An ambulance driver who abandoned traffic-choked Prospect Park West to use the controversial bike lane as a shortcut was hardly a lone rogue.

Drivers told this paper that traffic backups on the boulevard — which was narrowed from three lanes to two last summer to accommodate the two-way cycle path — occasionally force them to maneuver around cars into the bike lane during rush hour.

“Using the lane is better than losing a life,” said one driver, who requested anonymity because such driving is not sanctioned.

The desire to get patients to New York Methodist Hospital no doubt motivated the paramedic who was captured on video driving in the bike lane — a piece of YouTube footage that has inflamed an already heated debate the bike lane.

“It’s really, really scary,” said James Bernard, a member of Community Board 6 and an opponent of the bike lane.

Lane critics, who snagged the black-and-white video at 4:15 pm on Dec. 21, have used the footage to make the case that the two-way path is at best a traffic bottleneck and at worst, a ticking time bomb.

At the top of Prospect Park West, near the park’s towering arches, drivers must watch for quick-moving cyclists, joggers and merchants hauling crates to the Grand Army Plaza farmer’s market. Add a stray ambulance into the mix and it’s the recipe for chaos, critics say.

But footage of the ambulance in the bike lane is just anecdotal baloney, said Department of Transportation officials. Ambulances all over the city break traffic laws — and take calculated risks in emergency situations — and this is nothing groundbreaking.

Even after seeing the video, Department spokesman Seth Solomonow defended the new lane by reciting data points that the agency has been putting out all year: “Speeding is down, cycling is up and dangerous sidewalk cycling has been all but eliminated,” he said.

Overall, the department reported, injuries to all street users decreased by 21 percent after lane was installed in July. And fewer drivers are now treating Prospect Park West like a speedway. Before the lane was built, 75 percent of cars would exceed the speed limit; now only 20 percent do. Crashes, too, are down from an average of 30 to 25 in pre-lane years.

Indeed, supporters of the bike lane were again wildly e-mailing links to their own video, taken before the lane was installed, that showed rampant speeding.

Neighbors for Better Bike Lanes, which opposes the Prospect Park West route, remains unimpressed.
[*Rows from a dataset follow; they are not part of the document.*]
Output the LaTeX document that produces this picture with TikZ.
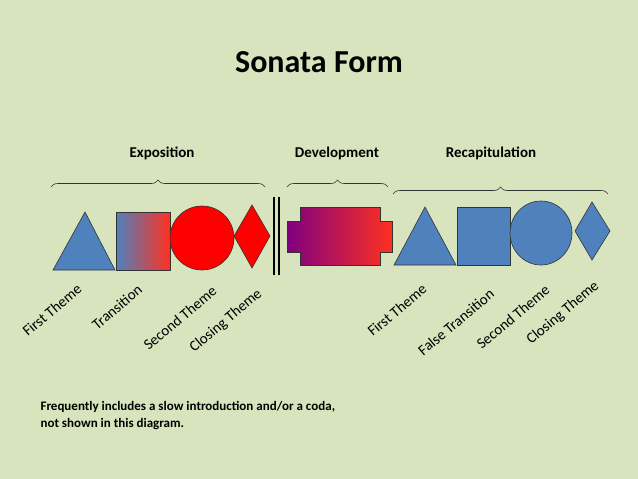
\documentclass[tikz,border=0pt]{standalone}
\usepackage{fontspec}
\setmainfont{Carlito}
\usetikzlibrary{shapes.geometric,decorations.pathreplacing}
\definecolor{bg}{HTML}{D7E4BD}
\definecolor{themeblue}{HTML}{4F81BD}
\definecolor{hotred}{HTML}{FF3020}
\definecolor{plum}{HTML}{800080}
\tikzset{
    outline/.style={draw=black!80,line width=0.6pt},
    bluefill/.style={outline,fill=themeblue},
    curly/.style={decorate,decoration={brace,amplitude=7pt},draw=black!80,line width=0.6pt},
    section/.style={font=\bfseries\fontsize{15}{18}\selectfont},
    partlabel/.style={font=\fontsize{15}{18}\selectfont,rotate=40,inner sep=0pt},
    }
\begin{document}
\begin{tikzpicture}[x=1pt,y=-1pt]
	\fill[bg] (0,0) rectangle (638,479);
	\useasboundingbox (0,0) rectangle (638,479);

	\node[font=\bfseries\fontsize{32}{38}\selectfont] (title) at (319,62) {Sonata Form};

	\node[section] (expo) at (162,153) {Exposition};
	\node[section] (devel) at (337,153) {Development};
	\node[section] (recap) at (491,153) {Recapitulation};

	% braces
	\draw[curly] (51,187) -- (265,187);
	\draw[curly] (287,187) -- (388,187);
	\draw[curly] (393,194) -- (608,194);

	% exposition
	\draw[bluefill] (85,212) -- (115,270) -- (53,270) -- cycle;
	\shade[left color=themeblue,right color=hotred] (116,212) rectangle (170,270);
	\draw[outline] (116,212) rectangle (170,270);
	\draw[outline,fill=red] (202,238) ellipse [x radius=32,y radius=32];
	\draw[outline,fill=red] (252,205) -- (270,236) -- (252,268) -- (234,236) -- cycle;

	% double bar
	\draw[line width=1.6pt] (274,197) -- (274,275);
	\draw[line width=1.6pt] (279,197) -- (279,275);

	% development
	\shade[left color=plum,right color=hotred]
		(287,221) -- (300,221) -- (300,207) -- (380,207) -- (380,221) -- (392,221)
		-- (392,252) -- (380,252) -- (380,265) -- (300,265) -- (300,252) -- (287,252) -- cycle;
	\draw[outline]
		(287,221) -- (300,221) -- (300,207) -- (380,207) -- (380,221) -- (392,221)
		-- (392,252) -- (380,252) -- (380,265) -- (300,265) -- (300,252) -- (287,252) -- cycle;

	% recapitulation
	\draw[bluefill] (425,207) -- (456,265) -- (394,265) -- cycle;
	\draw[bluefill] (457,207) rectangle (510,265);
	\draw[bluefill] (541,233) ellipse [x radius=31,y radius=32];
	\draw[bluefill] (592,202) -- (610,231) -- (592,260) -- (575,231) -- cycle;

	% part labels
	\node[partlabel] (ft1) at (52,310) {First Theme};
	\node[partlabel] (tr1) at (117,307) {Transition};
	\node[partlabel] (st1) at (180,318) {Second Theme};
	\node[partlabel] (ct1) at (226,321) {Closing Theme};
	\node[partlabel] (ft2) at (397,310) {First Theme};
	\node[partlabel] (fx2) at (456,322) {False Transition};
	\node[partlabel] (st2) at (513,317) {Second Theme};
	\node[partlabel] (ct2) at (563,313) {Closing Theme};

	\node[section,font=\bfseries\fontsize{13}{17}\selectfont,anchor=north west,align=left] (note) at (37,398)
		{Frequently includes a slow introduction and/or a coda,\\not shown in this diagram.};
\end{tikzpicture}
\end{document}
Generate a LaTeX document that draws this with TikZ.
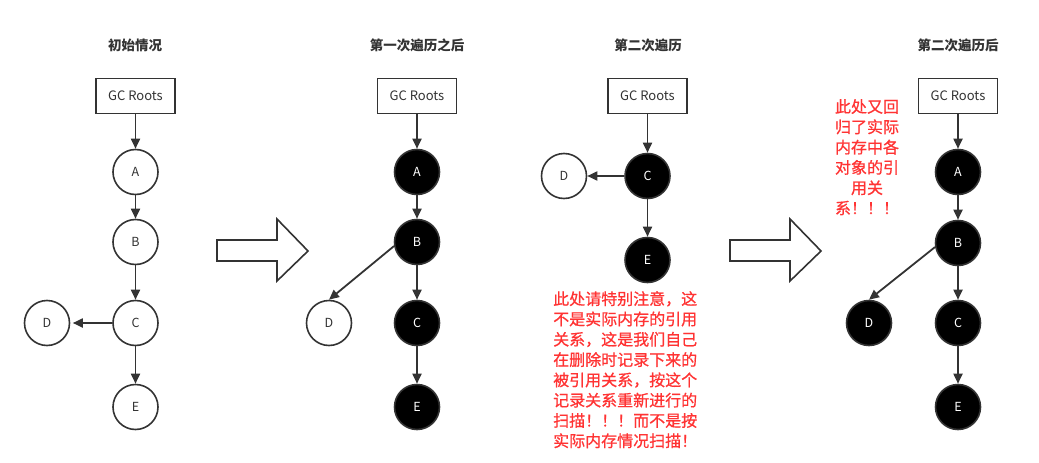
\documentclass[tikz,border=0pt]{standalone}
\usepackage{fontspec}
\setmainfont{Noto Sans CJK SC}
\newfontfamily\notefont{Noto Sans CJK SC}[FakeBold=0.8]
\usetikzlibrary{arrows.meta}
\definecolor{ln}{HTML}{333333}
\definecolor{rd}{HTML}{FF3333}
\tikzset{
  conn/.style={draw=ln, line width=1.8pt, -{Triangle[length=10pt,width=9pt]}},
  rootbox/.style={draw=ln, line width=1.6pt, fill=white, minimum width=79pt, minimum height=35pt, inner sep=0pt, font=\fontsize{13}{14}\selectfont, text=ln},
  wnode/.style={circle, draw=ln, line width=1.6pt, fill=white, minimum size=45pt, inner sep=0pt, font=\fontsize{12.5}{14}\selectfont, text=ln},
  bnode/.style={circle, draw=ln, line width=1.6pt, fill=black, minimum size=45pt, inner sep=0pt, font=\fontsize{12.5}{14}\selectfont, text=white},
  title/.style={font=\fontsize{13.5}{16}\selectfont\bfseries, text=ln},
  note/.style={font=\notefont\fontsize{16}{20.3}\selectfont, text=rd, align=left, inner sep=0pt},
  bigarrow/.style={draw=ln, line width=1.6pt, fill=white, line join=miter}
}
\begin{document}
\begin{tikzpicture}[x=1pt, y=-1pt]
\useasboundingbox (0,0) rectangle (1039,463);
% titles
\node[title] (t1) at (135,45) {初始情况};
\node[title] (t2) at (417,45) {第一次遍历之后};
\node[title] (t3) at (648,45) {第二次遍历};
\node[title] (t4) at (958,45) {第二次遍历后};
% panel 1
\node[rootbox] (R1) at (135.5,96) {GC Roots};
\node[wnode] (A1) at (135.5,172) {A};
\node[wnode] (B1) at (135.5,242) {B};
\node[wnode] (C1) at (135.5,323) {C};
\node[wnode] (D1) at (47,323) {D};
\node[wnode] (E1) at (135.5,407) {E};
\draw[conn] (R1) -- (A1);
\draw[conn] (A1) -- (B1);
\draw[conn] (B1) -- (C1);
\draw[conn, shorten >=2.5pt] (C1) -- (D1);
\draw[conn] (C1) -- (E1);
% big arrow 1
\draw[bigarrow] (217,240) -- (277,240) -- (277,219) -- (308,251) -- (277,281) -- (277,261) -- (217,261) -- cycle;
% panel 2
\node[rootbox] (R2) at (417,96) {GC Roots};
\node[bnode] (A2) at (417,172) {A};
\node[bnode] (B2) at (417,242) {B};
\node[bnode] (C2) at (417,323) {C};
\node[wnode] (D2) at (329,323) {D};
\node[bnode] (E2) at (417,407) {E};
\draw[conn] (R2) -- (A2);
\draw[conn] (A2) -- (B2);
\draw[conn] (B2) -- (C2);
\draw[conn] (B2.190) -- (D2.north);
\draw[conn] (C2) -- (E2);
% panel 3
\node[rootbox] (R3) at (647.5,96) {GC Roots};
\node[bnode] (C3) at (647.5,176) {C};
\node[wnode] (D3) at (564,176) {D};
\node[bnode] (E3) at (647.5,260) {E};
\draw[conn] (R3) -- (C3);
\draw[conn] (C3) -- (D3);
\draw[conn] (C3) -- (E3);
\node[note, anchor=north west] (n3) at (553,291) {此处请特别注意，这\\不是实际内存的引用\\关系，这是我们自己\\在删除时记录下来的\\被引用关系，按这个\\记录关系重新进行的\\扫描！！！而不是按\\实际内存情况扫描！};
% big arrow 2
\draw[bigarrow] (730,240) -- (790,240) -- (790,219) -- (821,251) -- (790,281) -- (790,261) -- (730,261) -- cycle;
% panel 4
\node[rootbox] (R4) at (958,96) {GC Roots};
\node[bnode] (A4) at (958,172) {A};
\node[bnode] (B4) at (958,243) {B};
\node[bnode] (C4) at (958,323) {C};
\node[bnode] (D4) at (869,323) {D};
\node[bnode] (E4) at (958,407) {E};
\draw[conn] (R4) -- (A4);
\draw[conn] (A4) -- (B4);
\draw[conn] (B4) -- (C4);
\draw[conn] (B4.190) -- (D4.north);
\draw[conn] (C4) -- (E4);
\node[note, align=center, anchor=north] (n4) at (867,99) {此处又回\\归了实际\\内存中各\\对象的引\\用关\\系！！！};
\end{tikzpicture}
\end{document}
After the report went out, the group slammed the city for fudging numbers. Plus, many members of the group oppose the lane because it has ruined the grand look of Prospect Park West.

The group’s president, Louise Hainline, has been recording video footage of the bike lane in hopes of documenting its danger, which explains how she captured the rouge (or hero, depending on your perspective) ambulance driver.

She claims that the incident on camera is just one of three cases in which a motor vehicles used the lane in the past three months. (She did not provide The Brooklyn Paper with documentation.)

In another incident, a truck driver “wasn’t able get around an area that police had blocked off,” so he used the bike lane.

“We have witnesses,” she said.

That trucker was less justified than ambulance drivers in Park Slope, but are obviously feeling the same stress.

“You just can’t go on Prospect Park West” during rush hour, said one driver for Midwood Ambulance Service. “I take other streets.”

Another driver admitted that she’d made that mistake and was once forced to use the bike lane.

“What are you going to do?” she said with a creased brow. “There was no other choice.”

Representatives at the fire department and New York Methodist Hospital could not be reached immediately for comment Tuesday evening.